Extracted information:
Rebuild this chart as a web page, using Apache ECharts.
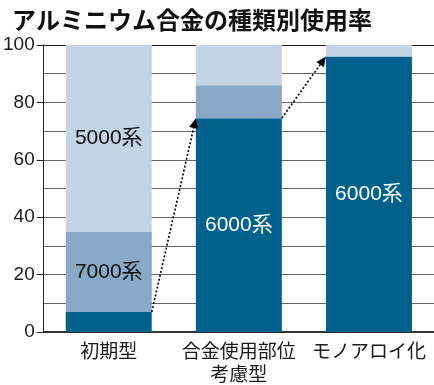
<!DOCTYPE html>
<html>
<head>
<meta charset="utf-8">
<script src="https://cdn.jsdelivr.net/npm/echarts@6/dist/echarts.min.js"></script>
<style>html,body{margin:0;padding:0;background:#fff}#c{width:434px;height:385px}</style>
</head>
<body>
<div id="c"></div>
<script>
const titleText = 'アルミニウム合金の種類別使用率';
const categories = ['初期型', '合金使用部位\n考慮型', 'モノアロイ化'];
const seriesNames = ['6000系', '7000系', '5000系'];
const values6000 = [7, 74.5, 96];
const values7000 = [28, 11.5, 0];
const values5000 = [65, 14, 4];
const showLabel6000 = [false, true, true];
const showLabel7000 = [true, false, false];
const showLabel5000 = [true, false, false];
const yTicks = [0, 20, 40, 60, 80, 100];

const colors = ['#00628C', '#88A9C5', '#C3D4E5'];
const labelColors = ['#fff', '#111', '#111'];
const BAR_W = 86;
const numFont = '"Liberation Sans", "Noto Sans CJK JP", sans-serif';
const cjkFont = '"Noto Sans CJK JP", sans-serif';

function makeData(vals, shows) {
  return vals.map((v, k) => ({
    value: v,
    label: { show: shows[k] }
  }));
}

const valueSets = [values6000, values7000, values5000];
const showSets = [showLabel6000, showLabel7000, showLabel5000];

const barSeries = seriesNames.map((name, i) => ({
  name: name,
  type: 'bar',
  stack: 'total',
  barWidth: BAR_W,
  itemStyle: { color: colors[i] },
  label: {
    position: 'inside',
    formatter: name,
    color: labelColors[i],
    fontSize: 21,
    fontFamily: numFont
  },
  emphasis: { disabled: true },
  data: makeData(valueSets[i], showSets[i])
}));

const arrowData = [];
for (let k = 0; k < values6000.length - 1; k++) {
  arrowData.push([k, values6000[k], values6000[k + 1]]);
}

const arrowSeries = {
  type: 'custom',
  z: 10,
  clip: false,
  silent: true,
  encode: { x: 0, y: [1, 2] },
  data: arrowData,
  renderItem: function (params, api) {
    const i = api.value(0);
    const p0 = api.coord([i, api.value(1)]);
    const p1 = api.coord([i + 1, api.value(2)]);
    const half = BAR_W / 2;
    const sx = p0[0] + half, sy = p0[1];
    const ex = p1[0] - half, ey = p1[1];
    const dx = ex - sx, dy = ey - sy;
    const len = Math.sqrt(dx * dx + dy * dy);
    const ux = dx / len, uy = dy / len;
    const headL = 10, headW = 4.5;
    const bx = ex - ux * headL, by = ey - uy * headL;
    const nx = -uy, ny = ux;
    return {
      type: 'group',
      children: [
        {
          type: 'line',
          shape: { x1: sx, y1: sy, x2: bx, y2: by },
          style: { stroke: '#000', lineWidth: 1.6, lineDash: [2, 2] }
        },
        {
          type: 'polygon',
          shape: { points: [[ex, ey], [bx + nx * headW, by + ny * headW], [bx - nx * headW, by - ny * headW]] },
          style: { fill: '#000' }
        }
      ]
    };
  }
};

const chart = echarts.init(document.getElementById('c'), null, { renderer: 'canvas' });
chart.setOption({
  animation: false,
  backgroundColor: '#fff',
  title: {
    text: titleText,
    left: 7,
    top: 3,
    textStyle: { fontSize: 24, fontWeight: 'bold', color: '#111', fontFamily: cjkFont }
  },
  grid: { left: 41, top: 45, width: 398, bottom: 50, containLabel: false },
  xAxis: {
    type: 'category',
    data: categories,
    axisLine: { show: true, lineStyle: { color: '#333', width: 2 } },
    axisTick: { show: false },
    axisLabel: {
      color: '#1a1a1a',
      fontSize: 19,
      lineHeight: 23,
      margin: 7,
      fontFamily: cjkFont,
      interval: 0
    }
  },
  yAxis: {
    type: 'value',
    min: yTicks[0],
    max: yTicks[yTicks.length - 1],
    interval: yTicks[1] - yTicks[0],
    axisLine: { show: true, lineStyle: { color: '#222', width: 1 } },
    axisTick: { show: true, inside: false, length: 7, lineStyle: { color: '#222', width: 1 } },
    axisLabel: { color: '#1a1a1a', fontSize: 19, margin: 9, fontFamily: numFont },
    splitLine: { show: true, lineStyle: { color: ['#333', '#666', '#666', '#666', '#666', '#222'], width: 1 } },
    minorTick: { show: false, splitNumber: 2 },
    minorSplitLine: { show: true, lineStyle: { color: '#666', width: 1 } }
  },
  series: barSeries.concat([arrowSeries])
});
</script>
</body>
</html>
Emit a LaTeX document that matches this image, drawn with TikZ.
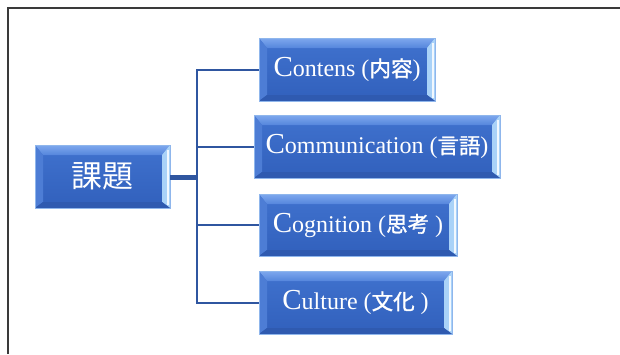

Description of the task: Begin with the first line of the entries above and write out each line exactly, ending with the line containing "const showSets = [showLabel6000, showLabel7000, showLabel5000];". Leave out pictures.

Result of the exercise:
Rebuild this chart as a web page, using Apache ECharts.
<!DOCTYPE html>
<html>
<head>
<meta charset="utf-8">
<script src="https://cdn.jsdelivr.net/npm/echarts@6/dist/echarts.min.js"></script>
<style>html,body{margin:0;padding:0;background:#fff}#c{width:434px;height:385px}</style>
</head>
<body>
<div id="c"></div>
<script>
const titleText = 'アルミニウム合金の種類別使用率';
const categories = ['初期型', '合金使用部位\n考慮型', 'モノアロイ化'];
const seriesNames = ['6000系', '7000系', '5000系'];
const values6000 = [7, 74.5, 96];
const values7000 = [28, 11.5, 0];
const values5000 = [65, 14, 4];
const showLabel6000 = [false, true, true];
const showLabel7000 = [true, false, false];
const showLabel5000 = [true, false, false];
const yTicks = [0, 20, 40, 60, 80, 100];

const colors = ['#00628C', '#88A9C5', '#C3D4E5'];
const labelColors = ['#fff', '#111', '#111'];
const BAR_W = 86;
const numFont = '"Liberation Sans", "Noto Sans CJK JP", sans-serif';
const cjkFont = '"Noto Sans CJK JP", sans-serif';

function makeData(vals, shows) {
  return vals.map((v, k) => ({
    value: v,
    label: { show: shows[k] }
  }));
}

const valueSets = [values6000, values7000, values5000];
const showSets = [showLabel6000, showLabel7000, showLabel5000];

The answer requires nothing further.